How many lives could a combination of rumble strips, sidewalks, medians and roundabouts save? AAA puts the number at 63,700 over 20 years in a thought-provoking study released last week.
To put that in perspective, 35,092 Americans died in traffic crashes in 2015, up 7 percent from 2016. In Illinois, there were 1,061 fatalities in 2016, a spike of 6 percent from 2015.
Doing nothing "is effectively a death sentence for American motorists," AAA spokeswoman Beth Mosher said. The motorist association wants the Trump administration, along with states and municipalities, to get cracking on "cost-effective" roadway improvements to the tune of $146 billion.
Traffic fatalities and injuries in the U.S. could drop by 30 percent with intersection improvements, such as roundabouts, AAA's Traffic Safety Foundation projects.
Other lifesavers include widening shoulders, medians separating traffic, wider lane markings, rumble strips that alert drivers when they're weaving, sidewalks, left-turn lanes, and eliminating roadside fixed objects, such as poles.
Circling back to roundabouts -- the design popular in Great Britain isn't that widespread across the pond, but suburbs in Kane, Lake and McHenry counties are seeing a growth spurt.
"There is evidence roundabouts significantly reduce the severity of crashes at intersections," Aurora Traffic Engineer Eric Gallt said.

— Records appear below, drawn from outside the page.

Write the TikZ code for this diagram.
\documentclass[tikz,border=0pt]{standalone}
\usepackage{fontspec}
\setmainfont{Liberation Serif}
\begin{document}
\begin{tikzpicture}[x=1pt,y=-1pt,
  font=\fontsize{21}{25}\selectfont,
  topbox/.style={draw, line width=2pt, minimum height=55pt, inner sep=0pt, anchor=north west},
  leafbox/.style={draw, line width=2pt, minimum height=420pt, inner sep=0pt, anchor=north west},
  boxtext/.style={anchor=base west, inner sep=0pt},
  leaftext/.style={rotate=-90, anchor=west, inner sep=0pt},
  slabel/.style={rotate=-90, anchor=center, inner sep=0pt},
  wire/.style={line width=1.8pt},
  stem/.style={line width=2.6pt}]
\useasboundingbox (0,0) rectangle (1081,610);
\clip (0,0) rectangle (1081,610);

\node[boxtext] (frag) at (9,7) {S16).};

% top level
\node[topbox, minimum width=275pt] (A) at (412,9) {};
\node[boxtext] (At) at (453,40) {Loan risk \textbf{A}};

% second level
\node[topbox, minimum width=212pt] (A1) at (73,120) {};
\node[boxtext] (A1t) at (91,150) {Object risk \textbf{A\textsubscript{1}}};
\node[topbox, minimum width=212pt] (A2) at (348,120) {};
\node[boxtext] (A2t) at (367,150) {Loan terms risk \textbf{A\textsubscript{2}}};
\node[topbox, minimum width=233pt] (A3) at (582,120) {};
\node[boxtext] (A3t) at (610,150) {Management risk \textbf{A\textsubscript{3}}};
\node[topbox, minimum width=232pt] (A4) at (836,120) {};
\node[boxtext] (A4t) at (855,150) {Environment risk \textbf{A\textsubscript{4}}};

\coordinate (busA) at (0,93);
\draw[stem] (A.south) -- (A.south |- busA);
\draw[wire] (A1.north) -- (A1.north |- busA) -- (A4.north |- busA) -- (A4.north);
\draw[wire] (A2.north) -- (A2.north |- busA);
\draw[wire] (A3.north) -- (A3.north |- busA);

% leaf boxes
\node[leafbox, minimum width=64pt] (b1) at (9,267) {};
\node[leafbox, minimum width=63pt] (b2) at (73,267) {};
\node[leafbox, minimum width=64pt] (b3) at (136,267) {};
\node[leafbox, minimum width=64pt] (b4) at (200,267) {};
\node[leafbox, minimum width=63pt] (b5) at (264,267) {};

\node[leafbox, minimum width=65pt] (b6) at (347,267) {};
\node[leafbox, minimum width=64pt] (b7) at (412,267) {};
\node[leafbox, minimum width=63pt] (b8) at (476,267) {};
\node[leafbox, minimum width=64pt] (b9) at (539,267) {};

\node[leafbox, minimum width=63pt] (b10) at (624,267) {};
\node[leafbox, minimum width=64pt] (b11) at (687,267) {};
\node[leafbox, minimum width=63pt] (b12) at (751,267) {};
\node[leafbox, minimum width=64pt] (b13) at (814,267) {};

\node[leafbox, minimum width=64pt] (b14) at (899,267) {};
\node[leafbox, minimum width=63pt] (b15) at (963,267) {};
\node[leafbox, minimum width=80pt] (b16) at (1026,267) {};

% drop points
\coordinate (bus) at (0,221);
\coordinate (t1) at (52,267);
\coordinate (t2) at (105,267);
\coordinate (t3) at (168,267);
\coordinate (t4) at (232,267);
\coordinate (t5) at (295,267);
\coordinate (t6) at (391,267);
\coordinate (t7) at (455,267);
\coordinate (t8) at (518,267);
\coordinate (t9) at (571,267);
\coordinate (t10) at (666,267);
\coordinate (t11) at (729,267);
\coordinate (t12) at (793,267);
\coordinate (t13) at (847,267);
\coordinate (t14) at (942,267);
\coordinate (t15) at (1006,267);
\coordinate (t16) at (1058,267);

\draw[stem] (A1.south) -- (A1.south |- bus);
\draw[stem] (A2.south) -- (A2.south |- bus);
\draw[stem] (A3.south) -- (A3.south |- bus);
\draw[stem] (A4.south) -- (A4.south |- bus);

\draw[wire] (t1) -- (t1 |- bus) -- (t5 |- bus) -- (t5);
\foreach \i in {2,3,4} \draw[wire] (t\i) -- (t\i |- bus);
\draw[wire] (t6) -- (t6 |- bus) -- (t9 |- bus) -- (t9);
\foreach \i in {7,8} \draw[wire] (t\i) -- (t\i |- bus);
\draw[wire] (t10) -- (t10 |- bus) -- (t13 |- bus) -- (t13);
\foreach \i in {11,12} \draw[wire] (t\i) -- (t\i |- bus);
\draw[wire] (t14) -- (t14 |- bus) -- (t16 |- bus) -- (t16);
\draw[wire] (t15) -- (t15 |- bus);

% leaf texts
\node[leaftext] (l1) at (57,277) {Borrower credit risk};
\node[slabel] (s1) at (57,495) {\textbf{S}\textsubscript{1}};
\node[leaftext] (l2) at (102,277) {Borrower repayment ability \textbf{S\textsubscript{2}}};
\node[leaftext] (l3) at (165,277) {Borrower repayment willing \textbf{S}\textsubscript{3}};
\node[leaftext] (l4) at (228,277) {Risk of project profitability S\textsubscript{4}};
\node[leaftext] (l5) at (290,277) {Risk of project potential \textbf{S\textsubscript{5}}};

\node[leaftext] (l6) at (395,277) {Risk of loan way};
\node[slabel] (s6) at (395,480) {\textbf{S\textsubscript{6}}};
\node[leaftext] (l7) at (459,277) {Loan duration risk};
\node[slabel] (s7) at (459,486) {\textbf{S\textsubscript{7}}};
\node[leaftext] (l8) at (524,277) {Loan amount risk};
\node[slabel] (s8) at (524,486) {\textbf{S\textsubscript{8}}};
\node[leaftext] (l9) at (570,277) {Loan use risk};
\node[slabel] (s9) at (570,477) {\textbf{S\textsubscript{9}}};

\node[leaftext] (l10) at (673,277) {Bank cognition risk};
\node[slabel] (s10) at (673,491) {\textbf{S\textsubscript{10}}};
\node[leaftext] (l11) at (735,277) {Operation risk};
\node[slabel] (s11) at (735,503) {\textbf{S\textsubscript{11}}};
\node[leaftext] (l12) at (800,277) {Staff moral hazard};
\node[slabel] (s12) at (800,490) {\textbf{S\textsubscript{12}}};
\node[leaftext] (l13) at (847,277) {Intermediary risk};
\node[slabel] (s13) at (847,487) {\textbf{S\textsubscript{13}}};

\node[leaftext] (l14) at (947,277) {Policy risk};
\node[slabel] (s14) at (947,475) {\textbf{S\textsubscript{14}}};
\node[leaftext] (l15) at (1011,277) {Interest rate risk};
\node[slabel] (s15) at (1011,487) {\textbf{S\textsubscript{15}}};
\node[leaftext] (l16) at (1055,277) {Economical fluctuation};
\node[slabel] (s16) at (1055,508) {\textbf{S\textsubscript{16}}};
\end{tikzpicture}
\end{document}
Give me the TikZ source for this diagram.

The combination of lower speeds and merging prevents high-speed broadside crashes or head-on collisions occurring at conventional intersections, he said.
The city installed one in 2016 at Highland Avenue and Sullivan Road at an all-way stop intersection for $500,000.
"There's been only one crash in the first six months," Gallt said, and backups at the location have disappeared.
But do suburban drivers adapt well to roundabouts?
In western Kane County, where a roundabout opened last fall at Route 47 and Burlington Road, "folks were skeptical before and during construction but to be honest those phone calls have stopped," Kane County Transportation Director Steven Coffinbarger said.
Roundabouts might have gotten a bad name in the U.S. from traffic circles built in the 1950s and 1960s known as "rotaries" on the East Coast, Gallt said, where drivers are required to yield to merging traffic, which is problematic.
Modern roundabouts require drivers entering the circle to yield.
Lake Barrington was blessed with a roundabout at Roberts Road and River Road last year.
At first, "naysayers say, 'It's not going to work,' and the general population goes into it with fear and trepidation," Lake County Board Member Craig Taylor said. "Once they're in place, people get used to them and change their tune."
The grandfather of all suburban traffic circles is Cumberland Circle, built in the 1920s in Des Plaines where Golf and Wolf roads and Northwest Highway converge. Locals used to its quirks know how to navigate it and can spot the rookies right away.
The vintage design, however, won't be around much longer. Construction to transform the ugly duckling into a full-fledged roundabout should start this year.
Got an opinion on roundabouts? Other traffic fixes? Drop me an email at email@example.com.
Except for the Illinois tollway, no one's undecided on whether to extend Route 53 -- or not. Sam Frushour of Hawthorn Woods thinks "it's very clear that people who stand to benefit from the construction and operation of the tollway are the primary backers of it.
"Hawthorn Woods' entire appeal is nature and space. Wildlife is abundant," he wrote. "We pay high property taxes to live here and we love it, not the taxes but the place. If we ever had to move, who would want to buy our house with a toll road running next to it? Let me think ... no one comes to mind."
Sorry, Naperville. You can expect daily lane closures on Ogden Avenue between Royal Street/George Drive and Benedetti Drive now through this summer as IDOT crews repair a culvert over Cress Creek.